◆ **EXERCISE DESCRIPTION**: Retype word for word the first line of the listing and each line after it up to the line with "129.8, 133.5, 138.0, 138.8, 155.3, 153.8, 162.0, 162.0, 164.3]", with the pictures taken out.

* begin INFORMATION SHOWN *

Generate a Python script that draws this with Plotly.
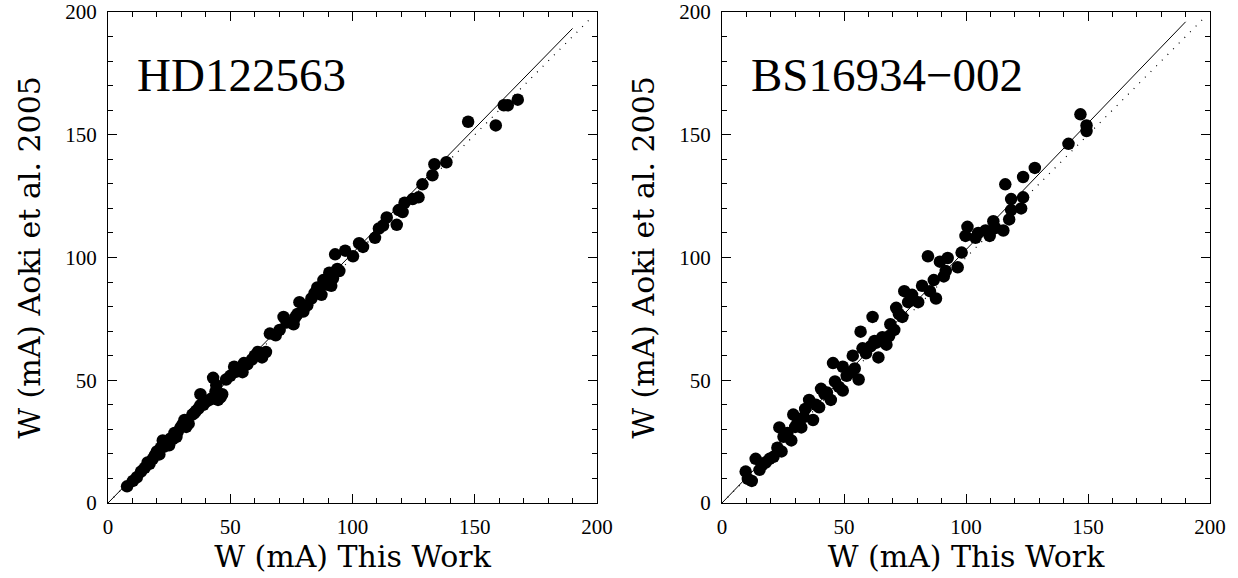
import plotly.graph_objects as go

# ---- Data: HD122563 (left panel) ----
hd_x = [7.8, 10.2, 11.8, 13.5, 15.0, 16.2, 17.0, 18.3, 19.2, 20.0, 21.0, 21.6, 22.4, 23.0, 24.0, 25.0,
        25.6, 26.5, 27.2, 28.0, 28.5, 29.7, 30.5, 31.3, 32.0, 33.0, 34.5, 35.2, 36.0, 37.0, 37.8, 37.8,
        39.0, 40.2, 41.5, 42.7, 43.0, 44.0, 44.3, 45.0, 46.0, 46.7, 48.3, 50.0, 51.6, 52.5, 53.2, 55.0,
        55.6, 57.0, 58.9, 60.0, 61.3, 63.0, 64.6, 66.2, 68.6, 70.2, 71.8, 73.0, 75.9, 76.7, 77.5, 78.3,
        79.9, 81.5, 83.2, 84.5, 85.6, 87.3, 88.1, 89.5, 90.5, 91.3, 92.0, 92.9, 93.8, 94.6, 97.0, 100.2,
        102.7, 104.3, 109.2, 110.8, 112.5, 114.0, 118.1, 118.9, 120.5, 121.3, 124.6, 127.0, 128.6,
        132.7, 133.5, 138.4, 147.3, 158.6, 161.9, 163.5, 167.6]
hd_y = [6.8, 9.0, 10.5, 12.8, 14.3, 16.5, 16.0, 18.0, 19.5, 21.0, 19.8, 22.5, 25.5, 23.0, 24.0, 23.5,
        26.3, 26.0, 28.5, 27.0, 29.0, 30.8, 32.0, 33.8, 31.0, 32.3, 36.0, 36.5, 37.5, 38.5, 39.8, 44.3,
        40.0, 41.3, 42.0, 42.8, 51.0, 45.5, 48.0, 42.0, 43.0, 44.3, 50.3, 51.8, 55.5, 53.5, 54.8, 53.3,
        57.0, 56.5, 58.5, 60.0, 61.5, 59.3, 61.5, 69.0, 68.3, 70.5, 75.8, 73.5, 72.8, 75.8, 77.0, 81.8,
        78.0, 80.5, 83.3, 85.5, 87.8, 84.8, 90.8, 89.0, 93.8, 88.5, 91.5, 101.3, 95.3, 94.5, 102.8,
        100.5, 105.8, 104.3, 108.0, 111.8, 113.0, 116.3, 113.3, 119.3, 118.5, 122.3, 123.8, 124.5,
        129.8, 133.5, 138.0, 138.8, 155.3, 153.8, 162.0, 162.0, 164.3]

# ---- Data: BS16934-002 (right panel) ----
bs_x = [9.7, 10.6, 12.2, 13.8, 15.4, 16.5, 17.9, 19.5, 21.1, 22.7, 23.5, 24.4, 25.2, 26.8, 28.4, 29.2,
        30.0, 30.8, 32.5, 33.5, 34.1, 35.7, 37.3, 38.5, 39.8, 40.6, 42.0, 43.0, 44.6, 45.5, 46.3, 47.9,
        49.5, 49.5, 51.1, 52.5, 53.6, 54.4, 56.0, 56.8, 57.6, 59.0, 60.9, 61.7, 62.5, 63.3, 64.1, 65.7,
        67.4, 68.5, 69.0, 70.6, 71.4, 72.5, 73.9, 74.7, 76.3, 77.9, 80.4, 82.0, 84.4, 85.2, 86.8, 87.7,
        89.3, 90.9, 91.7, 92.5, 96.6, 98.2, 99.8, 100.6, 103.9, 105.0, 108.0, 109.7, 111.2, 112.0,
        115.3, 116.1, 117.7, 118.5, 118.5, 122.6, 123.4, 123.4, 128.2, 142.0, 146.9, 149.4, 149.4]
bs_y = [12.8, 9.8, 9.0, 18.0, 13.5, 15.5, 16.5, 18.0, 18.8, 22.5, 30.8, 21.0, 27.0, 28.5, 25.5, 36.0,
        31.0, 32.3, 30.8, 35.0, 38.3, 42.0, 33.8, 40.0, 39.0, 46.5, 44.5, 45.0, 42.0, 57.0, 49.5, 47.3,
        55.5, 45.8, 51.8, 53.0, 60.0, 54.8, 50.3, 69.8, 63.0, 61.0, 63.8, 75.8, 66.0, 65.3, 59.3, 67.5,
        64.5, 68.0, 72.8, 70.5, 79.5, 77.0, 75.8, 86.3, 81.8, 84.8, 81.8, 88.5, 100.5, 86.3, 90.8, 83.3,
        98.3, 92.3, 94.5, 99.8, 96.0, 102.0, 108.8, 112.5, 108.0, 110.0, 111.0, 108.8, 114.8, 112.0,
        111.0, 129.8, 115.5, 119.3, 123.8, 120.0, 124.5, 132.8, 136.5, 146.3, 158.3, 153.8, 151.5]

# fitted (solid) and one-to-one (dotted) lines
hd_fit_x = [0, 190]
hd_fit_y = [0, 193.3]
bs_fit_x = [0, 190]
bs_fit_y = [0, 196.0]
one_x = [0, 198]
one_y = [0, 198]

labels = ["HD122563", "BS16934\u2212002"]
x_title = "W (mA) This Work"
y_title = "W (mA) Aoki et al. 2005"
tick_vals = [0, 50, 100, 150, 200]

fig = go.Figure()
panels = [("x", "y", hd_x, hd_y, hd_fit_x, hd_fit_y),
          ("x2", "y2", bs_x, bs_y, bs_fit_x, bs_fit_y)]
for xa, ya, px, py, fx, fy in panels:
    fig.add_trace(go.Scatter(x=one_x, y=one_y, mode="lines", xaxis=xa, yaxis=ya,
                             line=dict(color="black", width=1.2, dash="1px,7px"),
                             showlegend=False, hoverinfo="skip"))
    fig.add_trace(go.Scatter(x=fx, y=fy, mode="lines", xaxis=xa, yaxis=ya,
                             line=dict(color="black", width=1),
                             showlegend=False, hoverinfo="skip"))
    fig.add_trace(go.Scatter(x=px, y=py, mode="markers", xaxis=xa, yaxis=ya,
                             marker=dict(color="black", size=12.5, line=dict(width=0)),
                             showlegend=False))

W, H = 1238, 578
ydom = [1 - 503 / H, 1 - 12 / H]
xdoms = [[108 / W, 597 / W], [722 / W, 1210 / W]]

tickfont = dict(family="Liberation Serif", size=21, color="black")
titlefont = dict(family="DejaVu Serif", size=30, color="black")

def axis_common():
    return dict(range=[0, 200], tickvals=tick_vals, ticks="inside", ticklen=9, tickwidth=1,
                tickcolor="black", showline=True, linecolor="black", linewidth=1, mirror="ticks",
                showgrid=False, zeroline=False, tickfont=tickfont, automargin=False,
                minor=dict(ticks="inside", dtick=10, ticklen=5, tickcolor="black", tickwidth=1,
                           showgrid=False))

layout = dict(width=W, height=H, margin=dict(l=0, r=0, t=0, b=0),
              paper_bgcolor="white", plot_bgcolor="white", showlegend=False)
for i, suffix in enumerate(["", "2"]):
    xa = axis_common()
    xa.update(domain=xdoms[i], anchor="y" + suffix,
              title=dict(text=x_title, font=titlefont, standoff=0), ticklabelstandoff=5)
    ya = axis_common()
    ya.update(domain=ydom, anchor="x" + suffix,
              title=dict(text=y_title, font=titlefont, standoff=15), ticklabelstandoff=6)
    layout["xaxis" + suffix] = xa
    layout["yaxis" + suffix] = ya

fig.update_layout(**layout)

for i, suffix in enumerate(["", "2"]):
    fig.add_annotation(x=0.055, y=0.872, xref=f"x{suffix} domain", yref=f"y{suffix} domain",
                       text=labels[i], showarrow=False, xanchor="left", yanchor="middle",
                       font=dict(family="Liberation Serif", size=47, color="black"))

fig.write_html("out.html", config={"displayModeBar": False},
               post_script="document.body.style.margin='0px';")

* end INFORMATION SHOWN *

◆ **TASK RESPONSE**:
Generate a Python script that draws this with Plotly.
import plotly.graph_objects as go

# ---- Data: HD122563 (left panel) ----
hd_x = [7.8, 10.2, 11.8, 13.5, 15.0, 16.2, 17.0, 18.3, 19.2, 20.0, 21.0, 21.6, 22.4, 23.0, 24.0, 25.0,
        25.6, 26.5, 27.2, 28.0, 28.5, 29.7, 30.5, 31.3, 32.0, 33.0, 34.5, 35.2, 36.0, 37.0, 37.8, 37.8,
        39.0, 40.2, 41.5, 42.7, 43.0, 44.0, 44.3, 45.0, 46.0, 46.7, 48.3, 50.0, 51.6, 52.5, 53.2, 55.0,
        55.6, 57.0, 58.9, 60.0, 61.3, 63.0, 64.6, 66.2, 68.6, 70.2, 71.8, 73.0, 75.9, 76.7, 77.5, 78.3,
        79.9, 81.5, 83.2, 84.5, 85.6, 87.3, 88.1, 89.5, 90.5, 91.3, 92.0, 92.9, 93.8, 94.6, 97.0, 100.2,
        102.7, 104.3, 109.2, 110.8, 112.5, 114.0, 118.1, 118.9, 120.5, 121.3, 124.6, 127.0, 128.6,
        132.7, 133.5, 138.4, 147.3, 158.6, 161.9, 163.5, 167.6]
hd_y = [6.8, 9.0, 10.5, 12.8, 14.3, 16.5, 16.0, 18.0, 19.5, 21.0, 19.8, 22.5, 25.5, 23.0, 24.0, 23.5,
        26.3, 26.0, 28.5, 27.0, 29.0, 30.8, 32.0, 33.8, 31.0, 32.3, 36.0, 36.5, 37.5, 38.5, 39.8, 44.3,
        40.0, 41.3, 42.0, 42.8, 51.0, 45.5, 48.0, 42.0, 43.0, 44.3, 50.3, 51.8, 55.5, 53.5, 54.8, 53.3,
        57.0, 56.5, 58.5, 60.0, 61.5, 59.3, 61.5, 69.0, 68.3, 70.5, 75.8, 73.5, 72.8, 75.8, 77.0, 81.8,
        78.0, 80.5, 83.3, 85.5, 87.8, 84.8, 90.8, 89.0, 93.8, 88.5, 91.5, 101.3, 95.3, 94.5, 102.8,
        100.5, 105.8, 104.3, 108.0, 111.8, 113.0, 116.3, 113.3, 119.3, 118.5, 122.3, 123.8, 124.5,
        129.8, 133.5, 138.0, 138.8, 155.3, 153.8, 162.0, 162.0, 164.3]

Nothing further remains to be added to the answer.